Within a controlled environment, a magnetometer will give you stable readings on the orientation (where is north as a 3D vector), which won't drift. However it is quite slow.

An gyroscope is faster and will give you information on rotation. However, you'll measure some "biased error". And to get your orientation, you'll sum up all measurements... that contain this biased error. And this will give you an orientation that slightly rotates, because the error isn't 0 on average but has a negative or positive offset value (for each axis!) that even changes over time (e.g. influenced by temperature, battery voltage). However, one can use the Magnetometer to detect this, as it is quite stable (if not disturbed by magnets and so on).

The accelerometer will give you the acceleration in each direction, but also with an biased error! If you integrate up the acceleration (including the error) over time, you will get the speed... which will increase more and more, due to the biased error. So even your robot doesn't move at all, it would actually give you more than the speed of light within a very short time span. Also it is biased by gravition. That means under normal conditions you measure a downwards acceleration (~9.81 m/s²) - except if the sensor is in free fall, where it measures ~0 m/s². The only way to get around this, is to make assumptions in the motion model. For example, if you mount it to the foot/shoe of a robot (which works really good for humans). You can assume: if you only measure something near to 9.81 m² acceleration pointing downwards, the speed is 0. That means you reset your speed to 0 m/s, and only let it have different values if the accelerations differs more than a threshold value. There are also some online-calibration algorithms for accelerometers. They assume that you either measure some acceleration close to 0 m/s² (free fall) that can be used to correct the bias. Or you measure something that is earth graviation in any direction +/- some unbiased error. You can imagine that your measurements are either assumed as a vector from the center to the sphere's surface which has a radius of approx. 9.81 [m/s²]. Note that the earth gravition isn't exact and slightly location dependent. And if your robot needs to work on other planets or in space, there will be different values, too! ;-)

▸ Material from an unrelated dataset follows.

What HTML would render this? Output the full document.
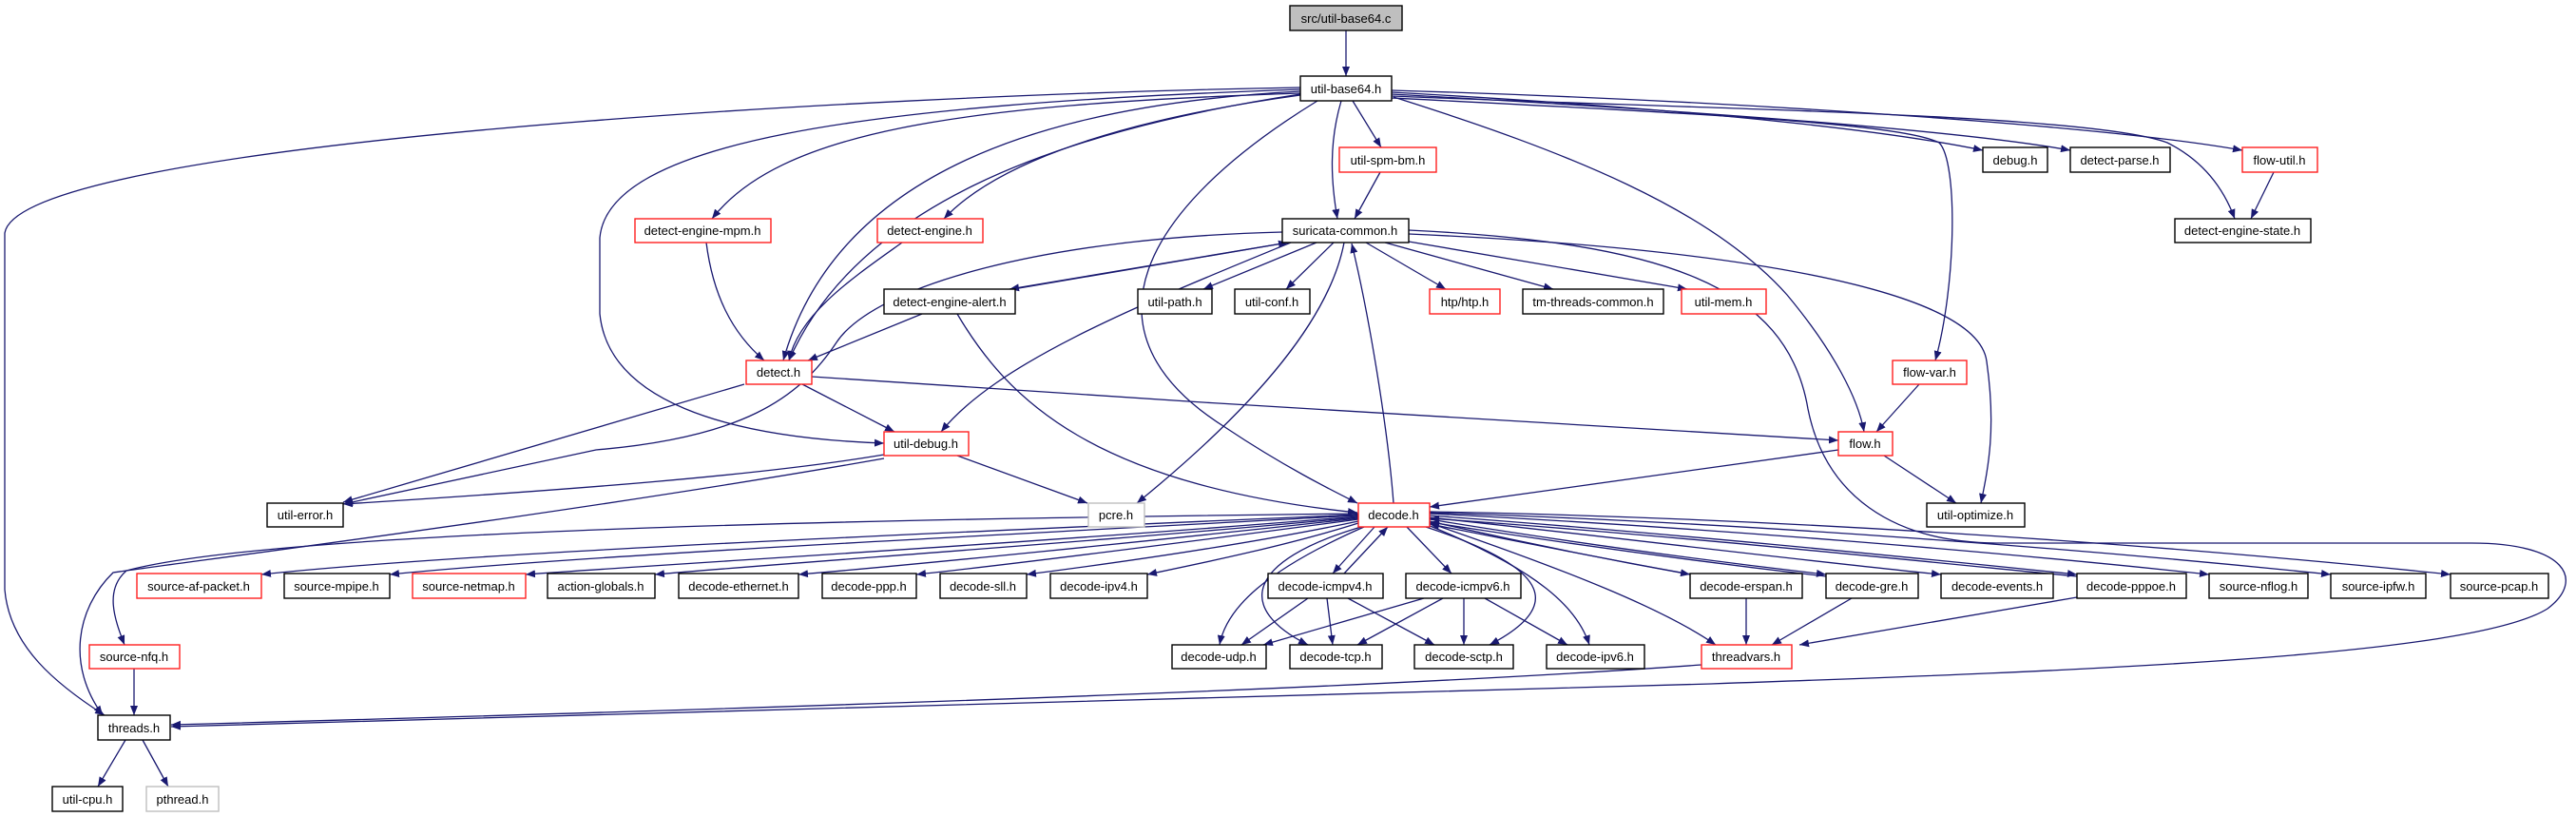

An ATMega328 should be fast enough to do those calculations, but maybe not at the best possible accuracy that can be achieved by these sensors. I don't know what kind of software is delevered with this board... If nothing is provided you need to grasp the following topics: kalman filters and quaternions; or need to find some software that does it for you.

I think it is doable with this board, but it depends much on details of your application... needed accuracy and how big your dimensions are (is your robot 3 cm small or is it a meter in size)? Do you need motion and speed only?

Anyhow, for sake of simplicity, I would suggest you to use a vision based location tracking instead. You can record a video of the robots "vision" (or "eyes") and detect the size and location of one or multiple markers in real time. If you know where the marker is and how big it is in reality, you can estimate the robots position. This is much simpler and much more accurate, but might need a bit more processing power and a camera, but saves you a lot of time.